Elle prolonge le fonds spécial de 100 milliards d’euros créé sous Olaf Scholz, tout en pérennisant la dépense militaire au-delà de 2 % du PIB, conformément aux engagements de l’OTAN.
4. La modernisation terrestre et aérienne : Rheinmetall et Diehl en chefs de file
Le plan d’acquisition illustre le recentrage sur les acteurs industriels allemands majeurs :
• 687 blindés Puma (dont 662 versions de combat) livrables d’ici 2035.
• 561 tourelles Skyranger 30 pour la lutte antidrones.
• Millions de munitions et grenades fabriquées localement.
Rheinmetall se taille la part du lion, consolidant son statut de moteur industriel du complexe militaro-industriel allemand.
À ses côtés, Diehl Defence confirme son rôle stratégique avec 21 contrats d’une valeur totale de 17,3 milliards d’euros.
Le programme IRIS-T, clé de la défense aérienne future, représente à lui seul 4,2 milliards d’euros, avec des systèmes et missiles à moyenne et courte portée destinés à protéger l’espace aérien allemand et européen.
5. Drones et espace : les nouveaux piliers technologiques
La planification met l’accent sur la robotisation et la supériorité informationnelle :
• Drones armés Heron TP (coopération israélienne – 100 millions €)
• 12 drones tactiques LUNA NG (1,6 milliard €)
• 4 drones maritimes uMAWS (675 millions €)
Mais la véritable révolution s’opère dans l’espace.
Plus de 14 milliards d’euros sont alloués à la construction d’une constellation de satellites en orbite basse (LEO), d’une valeur de 9,5 milliards €, garantissant une communication militaire continue, sécurisée et résistante au brouillage.
Ce volet s’intègre dans le plan de 35 milliards € du ministre Boris Pistorius consacré à la sécurité spatiale, faisant de l’espace un axe stratégique de souveraineté et de supériorité numérique.
6. Une dépendance persistante vis-à-vis des États-Unis
Malgré cette volonté d’autonomie, l’Allemagne reste fortement dépendante des technologies américaines pour ses capacités stratégiques.
Le plan inclut notamment :
• 15 avions F-35 de Lockheed Martin (2,5 milliards €) pour maintenir le rôle nucléaire partagé au sein de l’OTAN.
• 400 missiles de croisière Tomahawk Block Vb (1,15 milliard €).
• Trois lanceurs Typhon (220 millions €).
• Quatre avions de patrouille maritime Boeing P-8A Poseidon (1,8 milliard €).
Ces programmes, représentant seulement 5 % du budget global, concentrent pourtant la quasi-totalité des capacités stratégiques, nucléaires et de frappe à longue portée.
L’équilibre entre souveraineté industrielle européenne et dépendance atlantique reste ainsi au cœur du dilemme stratégique allemand.

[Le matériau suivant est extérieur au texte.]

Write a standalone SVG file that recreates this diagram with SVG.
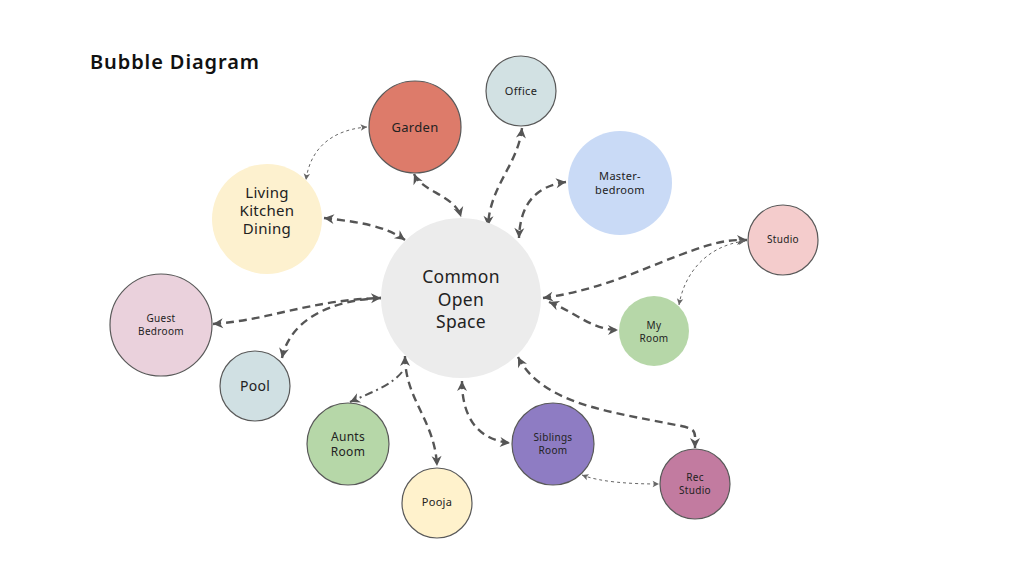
<svg xmlns="http://www.w3.org/2000/svg" width="1027" height="578" viewBox="0 0 1027 578">
<style>
  .lbl { font-family: "Noto Sans", "Open Sans", sans-serif; fill: #222; text-anchor: middle; letter-spacing: 0.3px; }
  .title { font-family: "Noto Sans", sans-serif; font-weight: 600; font-size: 20px; fill: #111; letter-spacing: 0.9px; }
  .st { stroke: #595959; stroke-width: 1.2; }
  .thick { fill: none; stroke: #555; stroke-width: 2.4; stroke-dasharray: 8 5; marker-start: url(#ah); marker-end: url(#ah); }
  .thin { fill: none; stroke: #666; stroke-width: 1; stroke-dasharray: 3 3; marker-start: url(#ahs); marker-end: url(#ahs); }
  .dd { fill: none; stroke: #555; stroke-width: 2; stroke-dasharray: 8 4 2 4; marker-end: url(#ah); }
</style>
<defs>
  <marker id="ah" viewBox="0 0 12 12" refX="11" refY="6" markerWidth="12" markerHeight="12" markerUnits="userSpaceOnUse" orient="auto-start-reverse">
    <path d="M1,1 L11,6 L1,11 L4,6 z" fill="#555"/>
  </marker>
  <marker id="ahs" viewBox="0 0 10 10" refX="9" refY="5" markerWidth="8" markerHeight="8" markerUnits="userSpaceOnUse" orient="auto-start-reverse">
    <path d="M1,1 L9,5 L1,9 L3,5 z" fill="#666"/>
  </marker>
</defs>
<rect width="1027" height="578" fill="#ffffff"/>
<text class="title" x="90" y="69">Bubble Diagram</text>

<g id="connectors">
  <path class="thick" d="M324,218 C360,222 385,226 405,240"/>
  <path class="thick" d="M414,174 C422,192 455,195 461,217"/>
  <path class="thick" d="M522,128 C518,165 490,185 488,226"/>
  <path class="thick" d="M566,182 C535,186 520,205 519,238"/>
  <path class="thick" d="M543,298 C600,290 640,270 680,255 S730,240 747,240"/>
  <path class="thick" d="M549,302 C575,312 592,330 618,330"/>
  <path class="thick" d="M213,324 C270,320 310,300 381,298"/>
  <path class="thick" d="M381,298 C330,300 290,320 282,358" style="marker-start:none"/>
  <path class="dd" d="M402,372 C392,385 370,393 350,402"/>
  <path class="thick" d="M405,356 C405,400 435,420 437,466"/>
  <path class="thick" d="M462,381 C462,420 480,440 510,443"/>
  <path class="thick" d="M518,357 C540,400 600,410 650,420 S695,425 695,448"/>
  <path class="thin" d="M367,127 C330,130 310,150 306,180"/>
  <path class="thin" d="M745,241 C705,246 684,275 679,305"/>
  <path class="thin" d="M582,475 C600,482 630,484 659,484"/>
</g>

<g id="common">
  <circle cx="461" cy="298" r="80" fill="#ececec"/>
  <text class="lbl" font-size="17.5" x="461" y="283">Common</text>
  <text class="lbl" font-size="17.5" x="461" y="306">Open</text>
  <text class="lbl" font-size="17.5" x="461" y="328">Space</text>
</g>
<g id="garden">
  <circle class="st" cx="415" cy="127" r="46" fill="#dd7b6a"/>
  <text class="lbl" font-size="13" x="415" y="132">Garden</text>
</g>
<g id="living">
  <circle cx="267" cy="219" r="55" fill="#fdf1cf"/>
  <text class="lbl" font-size="15" x="267" y="198">Living</text>
  <text class="lbl" font-size="15" x="267" y="216">Kitchen</text>
  <text class="lbl" font-size="15" x="267" y="234">Dining</text>
</g>
<g id="office">
  <circle class="st" cx="521" cy="91" r="35" fill="#d2e1e3"/>
  <text class="lbl" font-size="11" x="521" y="95">Office</text>
</g>
<g id="master">
  <circle cx="620" cy="183" r="52" fill="#c9daf6"/>
  <text class="lbl" font-size="11" x="620" y="180">Master-</text>
  <text class="lbl" font-size="11" x="620" y="194">bedroom</text>
</g>
<g id="studio">
  <circle class="st" cx="783" cy="240" r="35" fill="#f4cccc"/>
  <text class="lbl" font-size="10" x="783" y="243">Studio</text>
</g>
<g id="myroom">
  <circle cx="654" cy="331" r="35" fill="#b6d7a8"/>
  <text class="lbl" font-size="10" x="654" y="329">My</text>
  <text class="lbl" font-size="10" x="654" y="342">Room</text>
</g>
<g id="guest">
  <circle class="st" cx="161" cy="325" r="51" fill="#ead1dc"/>
  <text class="lbl" font-size="10" x="161" y="322">Guest</text>
  <text class="lbl" font-size="10" x="161" y="335">Bedroom</text>
</g>
<g id="pool">
  <circle class="st" cx="255" cy="386" r="35" fill="#d0e0e3"/>
  <text class="lbl" font-size="14" x="255" y="391">Pool</text>
</g>
<g id="aunts">
  <circle class="st" cx="348" cy="444" r="41" fill="#b6d7a8"/>
  <text class="lbl" font-size="12" x="348" y="441">Aunts</text>
  <text class="lbl" font-size="12" x="348" y="456">Room</text>
</g>
<g id="pooja">
  <circle class="st" cx="437" cy="503" r="35" fill="#fff2cc"/>
  <text class="lbl" font-size="11" x="437" y="506">Pooja</text>
</g>
<g id="siblings">
  <circle class="st" cx="553" cy="444" r="41" fill="#8e7cc3"/>
  <text class="lbl" font-size="10" x="553" y="441">Siblings</text>
  <text class="lbl" font-size="10" x="553" y="454">Room</text>
</g>
<g id="rec">
  <circle class="st" cx="695" cy="484" r="35" fill="#c27ba0"/>
  <text class="lbl" font-size="10" x="695" y="481">Rec</text>
  <text class="lbl" font-size="10" x="695" y="494">Studio</text>
</g>
</svg>
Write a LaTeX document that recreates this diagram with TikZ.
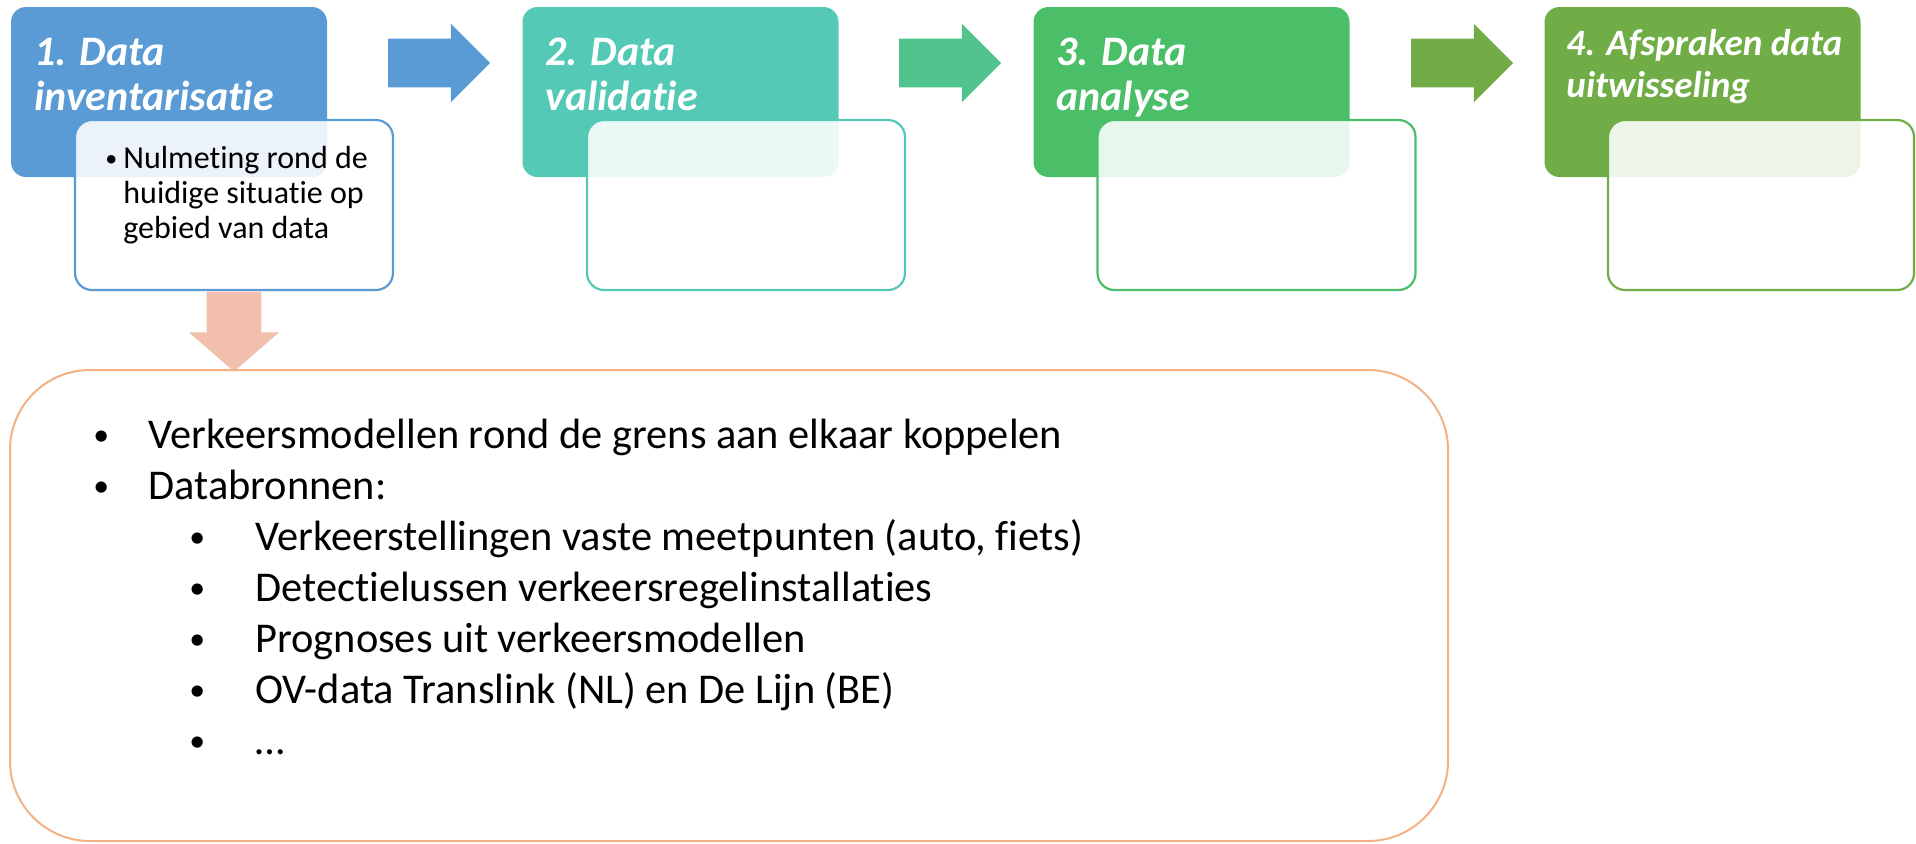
\documentclass[tikz,border=0pt]{standalone}
\usepackage{fontspec}
\setmainfont{Carlito}[Ligatures={NoCommon,NoContextual}]
\usetikzlibrary{shapes.arrows,positioning}
\definecolor{stepblue}{RGB}{91,155,213}
\definecolor{stepteal}{RGB}{84,202,182}
\definecolor{stepgreen}{RGB}{74,191,104}
\definecolor{stepolive}{RGB}{112,173,71}
\definecolor{arrowmint}{RGB}{80,196,140}
\definecolor{arrowolive}{RGB}{113,172,71}
\definecolor{downsalmon}{RGB}{243,191,173}
\definecolor{boxorange}{RGB}{244,177,131}
\newcommand{\listbullet}{\raisebox{0.12ex}{\scalebox{0.75}{•}}}

\tikzset{
    stepbox/.style={rounded corners=7.5pt, minimum width=158pt, minimum height=85pt, inner sep=0pt},
    subbox/.style={draw=#1, line width=1.1pt, fill=white, fill opacity=0.88, rounded corners=8.5pt,
        minimum width=159pt, minimum height=85pt, inner sep=0pt},
    steptitle/.style={text=white, font=\fontsize{21pt}{22.5pt}\selectfont\bfseries\itshape,
        align=left, inner sep=0pt, anchor=base west},
    subtext/.style={font=\fontsize{16pt}{17.5pt}\selectfont, align=left, inner sep=0pt, anchor=base west},
    blockarrow/.style={single arrow, fill=#1, minimum height=51pt, minimum width=39pt,
        single arrow head extend=7.5pt, single arrow head indent=0pt, inner xsep=0pt, inner ysep=12pt}
}

\begin{document}
\begin{tikzpicture}[x=0.5pt, y=-0.5pt]
    \useasboundingbox (0,0) rectangle (1916,843);
    % Steps
    \node[stepbox, fill=stepblue] (s1) at (169,92) {};
    \node[stepbox, fill=stepteal] (s2) at (680.5,92) {};
    \node[stepbox, fill=stepgreen] (s3) at (1191.5,92) {};
    \node[stepbox, fill=stepolive] (s4) at (1702.5,92) {};
    \node[steptitle] (t1) at (34,110) {1. Data\\inventarisatie};
    \node[steptitle] (t2) at (545,110) {2. Data\\validatie};
    \node[steptitle] (t3) at (1056,110) {3. Data\\analyse};
    \node[steptitle, font=\fontsize{18.6pt}{21pt}\selectfont\bfseries\itshape] (t4) at (1566,97)
        {4. Afspraken data\\uitwisseling};
    % Arrows between the steps
    \node[blockarrow=stepblue] (a1) at (427,63) {};
    \node[blockarrow=arrowmint] (a2) at (938,63) {};
    \node[blockarrow=arrowolive] (a3) at (1450,63) {};
    % Detail boxes
    \node[subbox=stepblue] (d1) at (234,205) {};
    \node[subbox=stepteal] (d2) at (746,205) {};
    \node[subbox=stepgreen] (d3) at (1256.5,205) {};
    \node[subbox=stepolive, minimum width=153pt] (d4) at (1761,205) {};
    \node[subtext] (n1) at (105,238) {\makebox[9pt][l]{\listbullet}Nulmeting rond de\\
        \hspace*{9pt}huidige situatie op\\
        \hspace*{9pt}gebied van data};
    % Down arrow and big box
    \node[single arrow, fill=downsalmon, rotate=-90, minimum height=40pt,
        minimum width=44.5pt, single arrow head extend=8.75pt, single arrow head indent=0pt,
        single arrow tip angle=98, inner xsep=0pt, inner ysep=13.5pt, anchor=tail] (down) at (d1.south) {};
    \node[draw=boxorange, line width=1pt, rounded corners=40pt, minimum width=719pt,
        minimum height=235.5pt, inner sep=0pt] (main) at (729,605.5) {};
    \node[font=\fontsize{21.2pt}{25.5pt}\selectfont, align=left, inner sep=0pt, anchor=base west]
        (list) at (93,754) {%
        \makebox[27.5pt][l]{\listbullet}Verkeersmodellen rond de grens aan elkaar koppelen\\
        \makebox[27.5pt][l]{\listbullet}Databronnen:\\
        \hspace*{48pt}\makebox[33pt][l]{\listbullet}Verkeerstellingen vaste meetpunten (auto, fiets)\\
        \hspace*{48pt}\makebox[33pt][l]{\listbullet}Detectielussen verkeersregelinstallaties\\
        \hspace*{48pt}\makebox[33pt][l]{\listbullet}Prognoses uit verkeersmodellen\\
        \hspace*{48pt}\makebox[33pt][l]{\listbullet}OV-data Translink (NL) en De Lijn (BE)\\
        \hspace*{48pt}\makebox[33pt][l]{\listbullet}…};
\end{tikzpicture}
\end{document}
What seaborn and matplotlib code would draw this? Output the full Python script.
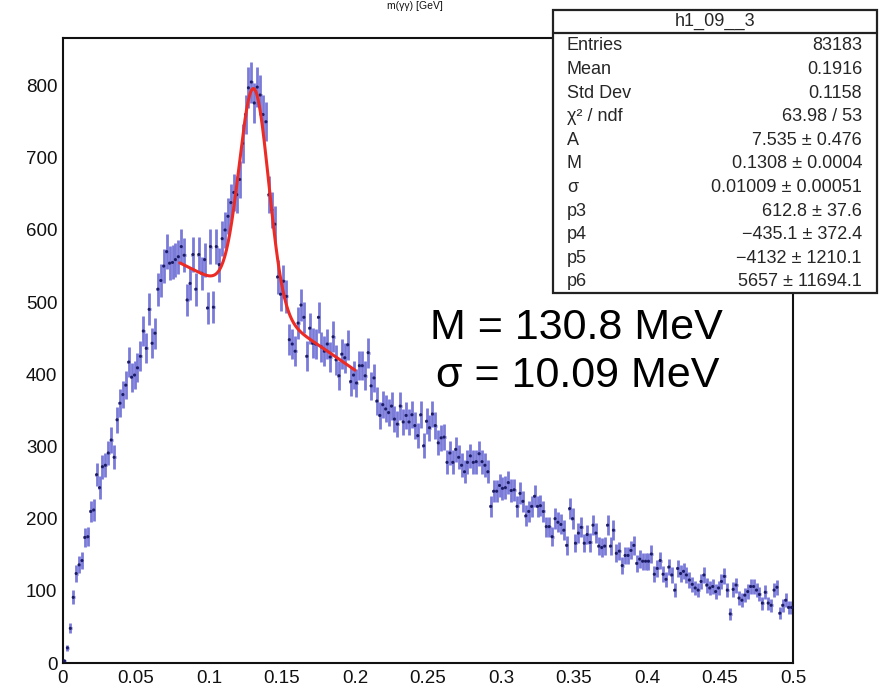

7. Analyse stratégique : une puissance sous contrainte
Ce plan à 377 milliards d’euros positionne l’Allemagne comme l’architecte principal du réarmement européen, mais il révèle également ses paradoxes :
• Économiquement, Berlin renforce son industrie militaire et crée un écosystème technologique national compétitif.
• Politiquement, l’Allemagne s’impose comme pilier de la défense de l’UE, tout en s’alignant sur la doctrine stratégique américaine.
• Militairement, elle ambitionne la puissance conventionnelle, mais reste dépendante des infrastructures et technologies extra-européennes pour ses capacités de dissuasion.
Le défi de la décennie sera de savoir si l’Allemagne peut transformer sa puissance industrielle en autonomie stratégique réelle, ou si elle restera un bras opérationnel au service de l’architecture OTAN.
8. Conclusion
Cette stratégie de réarmement massif marque un tournant historique dans la posture de sécurité de l’Allemagne.
En consolidant sa base industrielle tout en assumant un rôle moteur dans la défense européenne, Berlin ambitionne de devenir le centre de gravité militaire du continent.
Mais la dépendance persistante envers Washington pose une question cruciale :
l’Allemagne est-elle en train de redevenir une puissance souveraine ou de s’ancrer davantage dans un système de dépendance stratégique transatlantique ?
L’avenir de la sécurité européenne se jouera probablement dans la réponse à cette question.